## Instruction
Return the material word for word. Do not include pictures.

>>>

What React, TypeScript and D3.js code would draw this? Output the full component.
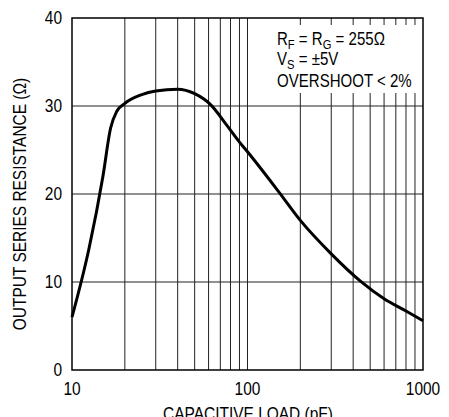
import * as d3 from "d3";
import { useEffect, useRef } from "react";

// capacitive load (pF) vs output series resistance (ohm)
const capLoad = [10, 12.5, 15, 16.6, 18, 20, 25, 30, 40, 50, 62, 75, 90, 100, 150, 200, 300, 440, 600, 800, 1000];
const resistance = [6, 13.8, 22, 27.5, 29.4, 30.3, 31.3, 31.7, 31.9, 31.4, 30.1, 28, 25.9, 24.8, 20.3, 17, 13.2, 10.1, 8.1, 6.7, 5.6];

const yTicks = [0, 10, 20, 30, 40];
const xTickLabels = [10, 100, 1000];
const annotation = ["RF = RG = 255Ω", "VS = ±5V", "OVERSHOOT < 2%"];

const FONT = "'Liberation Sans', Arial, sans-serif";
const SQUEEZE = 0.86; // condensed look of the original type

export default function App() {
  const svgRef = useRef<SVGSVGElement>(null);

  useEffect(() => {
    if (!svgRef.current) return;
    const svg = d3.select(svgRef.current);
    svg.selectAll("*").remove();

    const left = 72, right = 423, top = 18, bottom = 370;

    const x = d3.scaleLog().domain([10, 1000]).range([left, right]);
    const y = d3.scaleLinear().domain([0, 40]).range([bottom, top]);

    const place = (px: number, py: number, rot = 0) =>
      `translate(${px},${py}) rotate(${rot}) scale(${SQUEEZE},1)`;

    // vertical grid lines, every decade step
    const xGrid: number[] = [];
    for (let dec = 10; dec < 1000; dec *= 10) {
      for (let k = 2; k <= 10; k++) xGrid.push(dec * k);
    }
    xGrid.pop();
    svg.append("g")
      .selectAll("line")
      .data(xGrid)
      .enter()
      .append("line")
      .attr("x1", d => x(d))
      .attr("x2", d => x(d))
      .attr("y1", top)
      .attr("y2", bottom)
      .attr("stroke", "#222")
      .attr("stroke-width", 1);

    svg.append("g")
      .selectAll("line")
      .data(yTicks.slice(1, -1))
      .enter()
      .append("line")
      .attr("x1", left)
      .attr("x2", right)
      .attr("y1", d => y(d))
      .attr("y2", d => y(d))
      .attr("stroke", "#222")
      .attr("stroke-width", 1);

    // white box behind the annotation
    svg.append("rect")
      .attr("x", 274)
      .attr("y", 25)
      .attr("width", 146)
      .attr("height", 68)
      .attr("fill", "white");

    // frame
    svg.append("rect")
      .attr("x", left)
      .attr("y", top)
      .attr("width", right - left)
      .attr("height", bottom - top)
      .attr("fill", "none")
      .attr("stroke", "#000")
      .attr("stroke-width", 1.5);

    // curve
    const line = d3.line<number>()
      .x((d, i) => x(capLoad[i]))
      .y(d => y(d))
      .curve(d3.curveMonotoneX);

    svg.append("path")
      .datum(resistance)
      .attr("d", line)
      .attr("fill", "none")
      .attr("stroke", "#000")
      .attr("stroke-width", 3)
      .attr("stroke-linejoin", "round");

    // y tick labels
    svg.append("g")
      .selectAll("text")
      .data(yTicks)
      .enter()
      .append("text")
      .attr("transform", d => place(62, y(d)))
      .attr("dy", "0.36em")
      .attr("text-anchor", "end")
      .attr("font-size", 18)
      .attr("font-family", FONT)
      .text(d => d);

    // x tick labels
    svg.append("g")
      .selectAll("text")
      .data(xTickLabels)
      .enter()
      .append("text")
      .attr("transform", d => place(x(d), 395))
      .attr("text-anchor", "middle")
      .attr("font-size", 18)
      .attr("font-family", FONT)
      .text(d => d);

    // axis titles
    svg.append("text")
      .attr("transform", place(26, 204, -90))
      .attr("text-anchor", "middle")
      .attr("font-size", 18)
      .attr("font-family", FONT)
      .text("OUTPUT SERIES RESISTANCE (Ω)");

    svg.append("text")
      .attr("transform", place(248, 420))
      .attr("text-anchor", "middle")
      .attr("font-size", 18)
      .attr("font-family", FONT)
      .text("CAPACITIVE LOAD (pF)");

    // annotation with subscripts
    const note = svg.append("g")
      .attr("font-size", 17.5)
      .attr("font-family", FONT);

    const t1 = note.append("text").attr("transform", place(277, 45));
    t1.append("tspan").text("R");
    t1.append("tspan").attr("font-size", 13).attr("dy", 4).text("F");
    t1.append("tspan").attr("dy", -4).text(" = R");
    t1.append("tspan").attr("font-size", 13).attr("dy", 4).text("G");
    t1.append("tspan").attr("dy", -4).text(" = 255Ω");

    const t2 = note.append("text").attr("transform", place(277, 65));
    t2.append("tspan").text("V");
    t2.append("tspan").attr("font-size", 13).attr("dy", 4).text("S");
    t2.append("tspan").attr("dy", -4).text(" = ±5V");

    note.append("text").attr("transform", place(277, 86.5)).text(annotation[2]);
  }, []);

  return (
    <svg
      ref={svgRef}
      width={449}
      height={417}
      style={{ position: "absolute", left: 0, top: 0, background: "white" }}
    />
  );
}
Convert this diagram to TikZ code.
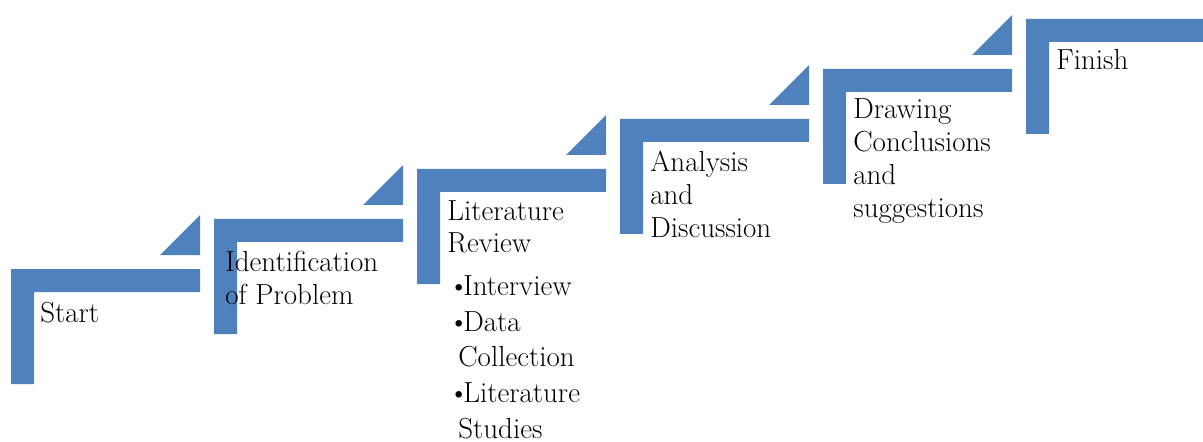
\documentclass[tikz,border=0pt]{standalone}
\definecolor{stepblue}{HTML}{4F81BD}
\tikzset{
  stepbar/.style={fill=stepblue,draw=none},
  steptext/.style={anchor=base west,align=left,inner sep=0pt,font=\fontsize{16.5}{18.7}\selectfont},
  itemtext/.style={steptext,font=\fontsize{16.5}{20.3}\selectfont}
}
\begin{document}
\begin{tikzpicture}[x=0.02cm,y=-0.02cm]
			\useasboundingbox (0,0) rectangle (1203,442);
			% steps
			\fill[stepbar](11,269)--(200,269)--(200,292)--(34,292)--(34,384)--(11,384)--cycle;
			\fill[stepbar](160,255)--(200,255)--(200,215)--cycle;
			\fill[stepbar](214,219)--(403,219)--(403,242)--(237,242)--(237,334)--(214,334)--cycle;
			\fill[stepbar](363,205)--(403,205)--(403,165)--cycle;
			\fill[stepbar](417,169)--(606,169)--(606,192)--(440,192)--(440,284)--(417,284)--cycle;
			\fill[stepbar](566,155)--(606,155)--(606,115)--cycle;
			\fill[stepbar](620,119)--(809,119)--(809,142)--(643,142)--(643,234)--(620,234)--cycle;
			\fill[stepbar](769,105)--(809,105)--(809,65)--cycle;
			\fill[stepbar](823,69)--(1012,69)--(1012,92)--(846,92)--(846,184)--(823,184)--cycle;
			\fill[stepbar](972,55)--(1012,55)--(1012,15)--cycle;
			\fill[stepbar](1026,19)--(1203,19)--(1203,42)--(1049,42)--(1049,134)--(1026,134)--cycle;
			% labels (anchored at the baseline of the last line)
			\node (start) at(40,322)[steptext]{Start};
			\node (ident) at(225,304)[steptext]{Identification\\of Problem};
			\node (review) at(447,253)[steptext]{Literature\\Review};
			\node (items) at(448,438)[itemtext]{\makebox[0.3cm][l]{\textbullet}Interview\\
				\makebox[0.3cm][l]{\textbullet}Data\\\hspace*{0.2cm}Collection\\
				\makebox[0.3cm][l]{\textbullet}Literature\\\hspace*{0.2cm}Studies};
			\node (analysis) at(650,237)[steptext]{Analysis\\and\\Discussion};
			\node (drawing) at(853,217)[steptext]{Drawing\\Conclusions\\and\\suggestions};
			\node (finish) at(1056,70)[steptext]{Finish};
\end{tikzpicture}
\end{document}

<<<

## Full output
What React, TypeScript and D3.js code would draw this? Output the full component.
import * as d3 from "d3";
import { useEffect, useRef } from "react";

// capacitive load (pF) vs output series resistance (ohm)
const capLoad = [10, 12.5, 15, 16.6, 18, 20, 25, 30, 40, 50, 62, 75, 90, 100, 150, 200, 300, 440, 600, 800, 1000];
const resistance = [6, 13.8, 22, 27.5, 29.4, 30.3, 31.3, 31.7, 31.9, 31.4, 30.1, 28, 25.9, 24.8, 20.3, 17, 13.2, 10.1, 8.1, 6.7, 5.6];

const yTicks = [0, 10, 20, 30, 40];
const xTickLabels = [10, 100, 1000];
const annotation = ["RF = RG = 255Ω", "VS = ±5V", "OVERSHOOT < 2%"];

const FONT = "'Liberation Sans', Arial, sans-serif";
const SQUEEZE = 0.86; // condensed look of the original type

export default function App() {
  const svgRef = useRef<SVGSVGElement>(null);

  useEffect(() => {
    if (!svgRef.current) return;
    const svg = d3.select(svgRef.current);
    svg.selectAll("*").remove();

    const left = 72, right = 423, top = 18, bottom = 370;

    const x = d3.scaleLog().domain([10, 1000]).range([left, right]);
    const y = d3.scaleLinear().domain([0, 40]).range([bottom, top]);

    const place = (px: number, py: number, rot = 0) =>
      `translate(${px},${py}) rotate(${rot}) scale(${SQUEEZE},1)`;

    // vertical grid lines, every decade step
    const xGrid: number[] = [];
    for (let dec = 10; dec < 1000; dec *= 10) {
      for (let k = 2; k <= 10; k++) xGrid.push(dec * k);
    }
    xGrid.pop();
    svg.append("g")
      .selectAll("line")
      .data(xGrid)
      .enter()
      .append("line")
      .attr("x1", d => x(d))
      .attr("x2", d => x(d))
      .attr("y1", top)
      .attr("y2", bottom)
      .attr("stroke", "#222")
      .attr("stroke-width", 1);

    svg.append("g")
      .selectAll("line")
      .data(yTicks.slice(1, -1))
      .enter()
      .append("line")
      .attr("x1", left)
      .attr("x2", right)
      .attr("y1", d => y(d))
      .attr("y2", d => y(d))
      .attr("stroke", "#222")
      .attr("stroke-width", 1);

    // white box behind the annotation
    svg.append("rect")
      .attr("x", 274)
      .attr("y", 25)
      .attr("width", 146)
      .attr("height", 68)
      .attr("fill", "white");

    // frame
    svg.append("rect")
      .attr("x", left)
      .attr("y", top)
      .attr("width", right - left)
      .attr("height", bottom - top)
      .attr("fill", "none")
      .attr("stroke", "#000")
      .attr("stroke-width", 1.5);

    // curve
    const line = d3.line<number>()
      .x((d, i) => x(capLoad[i]))
      .y(d => y(d))
      .curve(d3.curveMonotoneX);

    svg.append("path")
      .datum(resistance)
      .attr("d", line)
      .attr("fill", "none")
      .attr("stroke", "#000")
      .attr("stroke-width", 3)
      .attr("stroke-linejoin", "round");

    // y tick labels
    svg.append("g")
      .selectAll("text")
      .data(yTicks)
      .enter()
      .append("text")
      .attr("transform", d => place(62, y(d)))
      .attr("dy", "0.36em")
      .attr("text-anchor", "end")
      .attr("font-size", 18)
      .attr("font-family", FONT)
      .text(d => d);

    // x tick labels
    svg.append("g")
      .selectAll("text")
      .data(xTickLabels)
      .enter()
      .append("text")
      .attr("transform", d => place(x(d), 395))
      .attr("text-anchor", "middle")
      .attr("font-size", 18)
      .attr("font-family", FONT)
      .text(d => d);

    // axis titles
    svg.append("text")
      .attr("transform", place(26, 204, -90))
      .attr("text-anchor", "middle")
      .attr("font-size", 18)
      .attr("font-family", FONT)
      .text("OUTPUT SERIES RESISTANCE (Ω)");

    svg.append("text")
      .attr("transform", place(248, 420))
      .attr("text-anchor", "middle")
      .attr("font-size", 18)
      .attr("font-family", FONT)
      .text("CAPACITIVE LOAD (pF)");

    // annotation with subscripts
    const note = svg.append("g")
      .attr("font-size", 17.5)
      .attr("font-family", FONT);

    const t1 = note.append("text").attr("transform", place(277, 45));
    t1.append("tspan").text("R");
    t1.append("tspan").attr("font-size", 13).attr("dy", 4).text("F");
    t1.append("tspan").attr("dy", -4).text(" = R");
    t1.append("tspan").attr("font-size", 13).attr("dy", 4).text("G");
    t1.append("tspan").attr("dy", -4).text(" = 255Ω");

    const t2 = note.append("text").attr("transform", place(277, 65));
    t2.append("tspan").text("V");
    t2.append("tspan").attr("font-size", 13).attr("dy", 4).text("S");
    t2.append("tspan").attr("dy", -4).text(" = ±5V");

    note.append("text").attr("transform", place(277, 86.5)).text(annotation[2]);
  }, []);

  return (
    <svg
      ref={svgRef}
      width={449}
      height={417}
      style={{ position: "absolute", left: 0, top: 0, background: "white" }}
    />
  );
}
Convert this diagram to TikZ code.
\documentclass[tikz,border=0pt]{standalone}
\definecolor{stepblue}{HTML}{4F81BD}
\tikzset{
  stepbar/.style={fill=stepblue,draw=none},
  steptext/.style={anchor=base west,align=left,inner sep=0pt,font=\fontsize{16.5}{18.7}\selectfont},
  itemtext/.style={steptext,font=\fontsize{16.5}{20.3}\selectfont}
}
\begin{document}
\begin{tikzpicture}[x=0.02cm,y=-0.02cm]
			\useasboundingbox (0,0) rectangle (1203,442);
			% steps
			\fill[stepbar](11,269)--(200,269)--(200,292)--(34,292)--(34,384)--(11,384)--cycle;
			\fill[stepbar](160,255)--(200,255)--(200,215)--cycle;
			\fill[stepbar](214,219)--(403,219)--(403,242)--(237,242)--(237,334)--(214,334)--cycle;
			\fill[stepbar](363,205)--(403,205)--(403,165)--cycle;
			\fill[stepbar](417,169)--(606,169)--(606,192)--(440,192)--(440,284)--(417,284)--cycle;
			\fill[stepbar](566,155)--(606,155)--(606,115)--cycle;
			\fill[stepbar](620,119)--(809,119)--(809,142)--(643,142)--(643,234)--(620,234)--cycle;
			\fill[stepbar](769,105)--(809,105)--(809,65)--cycle;
			\fill[stepbar](823,69)--(1012,69)--(1012,92)--(846,92)--(846,184)--(823,184)--cycle;
			\fill[stepbar](972,55)--(1012,55)--(1012,15)--cycle;
			\fill[stepbar](1026,19)--(1203,19)--(1203,42)--(1049,42)--(1049,134)--(1026,134)--cycle;
			% labels (anchored at the baseline of the last line)
			\node (start) at(40,322)[steptext]{Start};
			\node (ident) at(225,304)[steptext]{Identification\\of Problem};
			\node (review) at(447,253)[steptext]{Literature\\Review};
			\node (items) at(448,438)[itemtext]{\makebox[0.3cm][l]{\textbullet}Interview\\
				\makebox[0.3cm][l]{\textbullet}Data\\\hspace*{0.2cm}Collection\\
				\makebox[0.3cm][l]{\textbullet}Literature\\\hspace*{0.2cm}Studies};
			\node (analysis) at(650,237)[steptext]{Analysis\\and\\Discussion};
			\node (drawing) at(853,217)[steptext]{Drawing\\Conclusions\\and\\suggestions};
			\node (finish) at(1056,70)[steptext]{Finish};
\end{tikzpicture}
\end{document}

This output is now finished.